The discrepancies in how our built environment creates different and inequitable access points to fresh air are obvious. Solutions are perhaps less obvious, though some cities have gotten creative. In many areas, including cities and inner-ring suburbs like mine, governments have closed roads to cars to facilitate exercise and fresh air for residents. Opening beaches and parks has been sporadic and controversial, with some praising the wide-open sand as a public amenity conducive to social distancing, and others condemning those who are seen as less compliant with rules to wear masks and who lack the common sense or interest to stay away from others. Our built environment is not prepared for social distancing, and it does not offer fresh-air equity. Showcased instead is the insufficiency and inaccessibility of our parks and recreation landscapes for so many people in so many places.

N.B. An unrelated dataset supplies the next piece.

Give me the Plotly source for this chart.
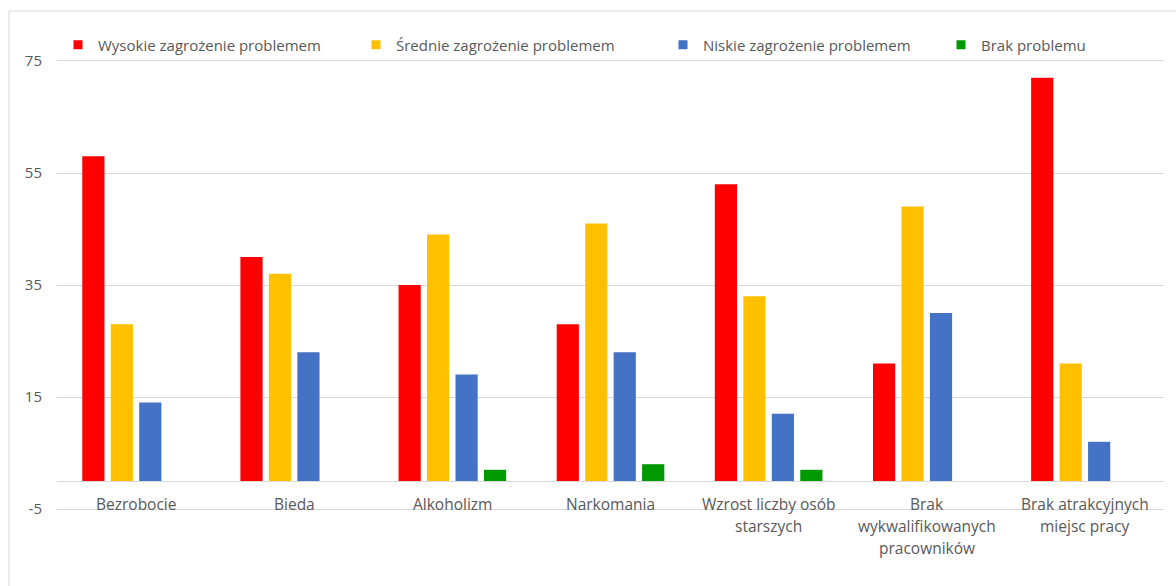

Fresh air: still a contested asset.
In the 19th century, fresh air was a commodity that Dorothea Dix tried to bring to people she saw as unable to advocate for themselves. She famously said of her patients, “If I am alone, they are abandoned.” One might argue that at this point in our coronavirus-altered timeline we are all alone—though that, too, is unevenly distributed. But Dorothea Dix wasn’t talking in generalities. I read her words to mean that if she were alone in fighting for the disenfranchised, vulnerable people with mental illness, then they would be abandoned. And unfortunately, as sickness and death tolls continue to rise at St. Elizabeths and at other institutional settings—mental health hospitals, prisons, migrant detention, jails, nursing homes, and juvenile detention centers—her words seem more prescient than ever.
One of the central ideas of moral treatment is that we are all responsible for one another. As we rebuild, I hope we can remember that we must be creative and insightful in thinking of how the built environment itself must be part of how we change. St. Elizabeths’ “long and troubled history” reminds us that our buildings and landscapes reveal deep inequities, but also perhaps a way forward toward some safely shared, shaded paths to the future.